日本の労働環境 どうすべきなのか その4

前回、採用のやり方がおかしいのではないか、ということについて書いた。

採用と同様、異動や昇格についても個人の適性は考慮されない。個人の適性を把握する能力がないのだから当然だ。
業務との適性という問題もあるが、役職者の場合には原則として降格させることができないという問題もある。役職者としての適性がなかったとしても、役職者であり続けるのだ。


随分昔のことだが、とある会社で、課長の360度評価を実施したことがある。課長が自分自身を評価し、部下が課長を評価し、課長同士も評価しあうというものだ。
ある課長は、自分自身を完全無欠の人間のように評価していた。随分昔のことで正確に覚えているわけではないので多少いい加減ではあるが、部下の能力を把握し、適切な業務量を与え、取引先の立場に立って考え、社内外の調整力もあり、行動力もある、というような感じだ。ところが、周囲からの評価はほとんど真逆で、行動力があるという一点だけが自己評価と一致していた。「無能な働き者」の典型に思える。
その課長に対する部長の印象も、あまりいいものではなかったようだ。

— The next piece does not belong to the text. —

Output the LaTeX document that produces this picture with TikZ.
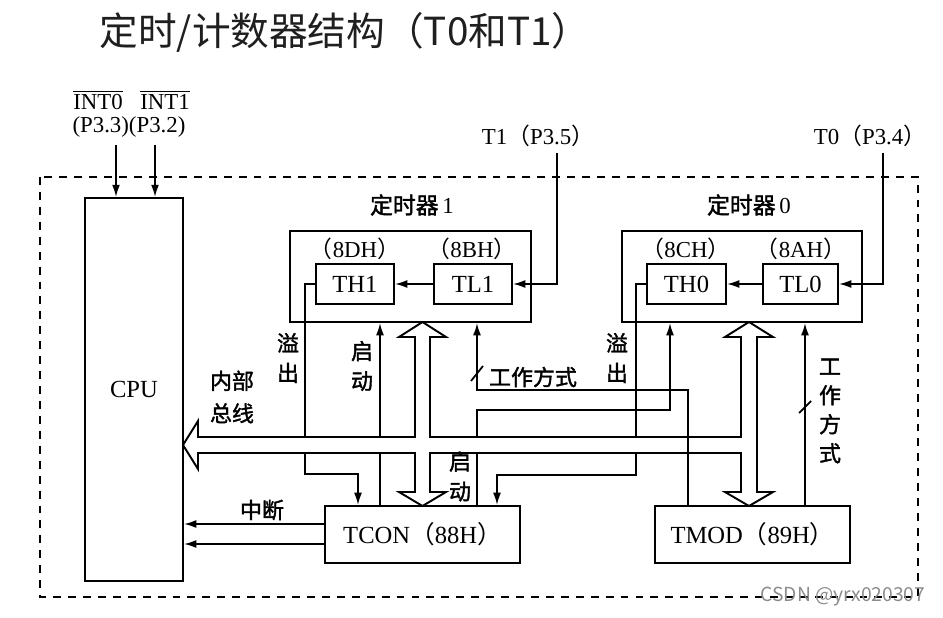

その課長の部下が退職の意思表示をしたときに、部長から「あの課長に問題があることは知っている。いつかあの課長の下から異動させてやる。だから退職せずに残れ。」というような話をされたとのこと。結局その人は、問題のある人物を課長のままにしておくような会社に希望を持てずに退職していった。
本来、管理職として問題があれば降格させるのが正しい仕組みであろう。しかし、日本では懲戒処分に当たるような大きな問題でもない限り、原則として降格させることが難しい。(表向きには)降格扱いではなく課長からはずす場合もあるが、課長職同等扱いの役職名に変わるだけで、給与も大きく下がることはない。
その一方で、安易に課長に昇格させるという面も日本の会社は持っている。残業が多い社員などは、残業手当を多く支払うくらいなら課長にしてしまえ、ということも珍しくない。なぜ残業が多いのか、という原因を考えずに、である。

日本の会社では異動をさせても基本的には賃金に変化が無い点もおかしいと思っている。業績評価によって差が付けられるが、基本的には、一般社員、主任、課長、部長などの職位に値札が付いているのだ。
経理課長、営業担当、営業課長、などの役割ごとに値札が付くべきだろう。例えば、経理課長500万円、営業担当600万円、営業課長900万円、という感じである。それとは逆に、経理が非常に重要で、営業のスキルが低くても商品を売ることができる会社の場合は、経理課長900万円、営業担当400万円、営業課長600万円、ということもあり得る。
自社にとって重要な部門はどこなのか、その部門に求められるスキルは社会全体から見てどの程度の高さなのか、その人材を確保するためには賃金をどの程度に設定するのか、それは会社ごとに変わってくるだろう。

いずれ、それぞれの役割ごとに賃金も異なり、その異なる労働条件で募集、採用を行い、賃金に見合った成果を出せているかどうか評価する、という方向にシフトしていくだろうと思う。